Large swathes of Palestinian farmland have been caught behind the annexation wall that Israel built across the heart of the West Bank in 2005. Entire villages have become inaccessible to farmers, unless they get an Israeli army permit to visit their land, which is not always easy.
In Al-Tiba, a village just west of Jenin, farmer Ahmed Mahajna says that 3,000 dunums (three square kilometres) of his olive groves are now out of reach, as the Israeli occupying authorities often refuse farmers permits to go onto their own land.
According to the UN Office for the Coordination of Humanitarian Affairs (OCHA), Israeli settlers have destroyed nearly 7,500 olive trees since the beginning of this year.
Nearly half of the Palestinian agricultural land is planted with olive trees, in all about eight million of them generating 14 per cent of income in the Palestinian territories. The olive industry is said to support nearly 80,000 Palestinian families.
OCHA officials say that the Palestinians have filed 162 lawsuits with Israeli courts, all involving attacks by settlers on farmers and their land. However, of these lawsuits, only one case has been investigated and brought to trial.
Jewish clerics have been issuing religious edicts claiming that attacks on the Palestinians are in keeping with the Torah.
Rabbi Shlomo Melmed, one of the most influential religious figures in Israel, has said that the settlers are entitled to steal and pillage Palestinian olive crops.
Melmed has led students from the religious institute in the Yitzhar settlement in the north of the West Bank on a mission to pillage the Palestinian olive crops, and this was aired on Israeli television.
Rabbi Dov Lior, head of the Council of Rabbis in the Israeli settlements, has also told settlers to uproot and burn Palestinian trees.
The situation in Gaza, an area in which there are no settlers or Israeli army, is no better.
Most of the agricultural land in Gaza is situated close to the border line with Israel. The border area is currently being bombarded by the Israeli army, on the pretext that Palestinian fighters are using it to fire rockets at Jewish settlements.
Farmers, desperate to collect their harvest, have to take great risks in order to reach their fields.
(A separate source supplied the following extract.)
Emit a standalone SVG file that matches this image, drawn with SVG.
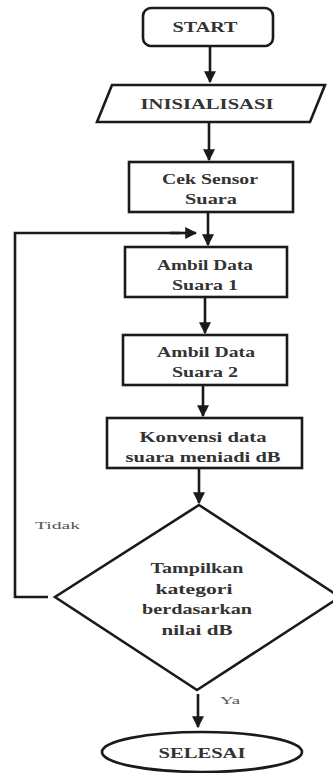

Gamal Selim, who owns an olive farm just east of the Karara village, said that he had had to recruit 30 of his relatives and friends in order to finish collecting the harvest for fear of Israeli gunfire.
Palestinians in the West Bank and Gaza have formed groups for the defence of the olive farmers, and a youth campaign called “You Are Not Alone” has been offering support to farmers through volunteers who help them collect the harvest and stand guard to repel the Israeli settlers.
The volunteers include college and school students, members of youth clubs, as well as foreign sympathisers.
One of the youth groups supporting the farmers is “The Youth Rally against Settlement”, which organises patrols to guard the farms.
Mondhir Ziyada, a member of the group, says that he and his colleagues have foiled attempts by Israeli settlers to steal the olive harvest from several villages.
“Many times, we have caught settlers stealing. Then the Israeli army intervenes and takes their side against us,” Ziyada said.
Ashraf Amr, a member of “Steadfast”, another farm-protection group, says that members of his outfit have foiled more than one attempt by settlers to steal the olive crops from villages close to Hebron.
Khaled Mansour, an anti-settlements activist, said that current measures were not enough to protect the farmers or deter the settlers. “It is not enough for the PA to denounce the attacks. There must be real measures taken to protect and support the farmers,” he said.
Mansour said that it was wrong for the PA to continue security cooperation with the Israeli army while the latter covers up for the settlers’ assaults.
The PA was asked by farmers to send security personnel to guard the olive farms, but it ignored the request.
The assaults are bound to have a political outcome, Mansour says.
“The assaults are a cause for an explosion in the Palestinian territories. The people cannot tolerate more assaults against their land, livelihood and houses. They are ready for a new Intifada against the occupation,” he adds.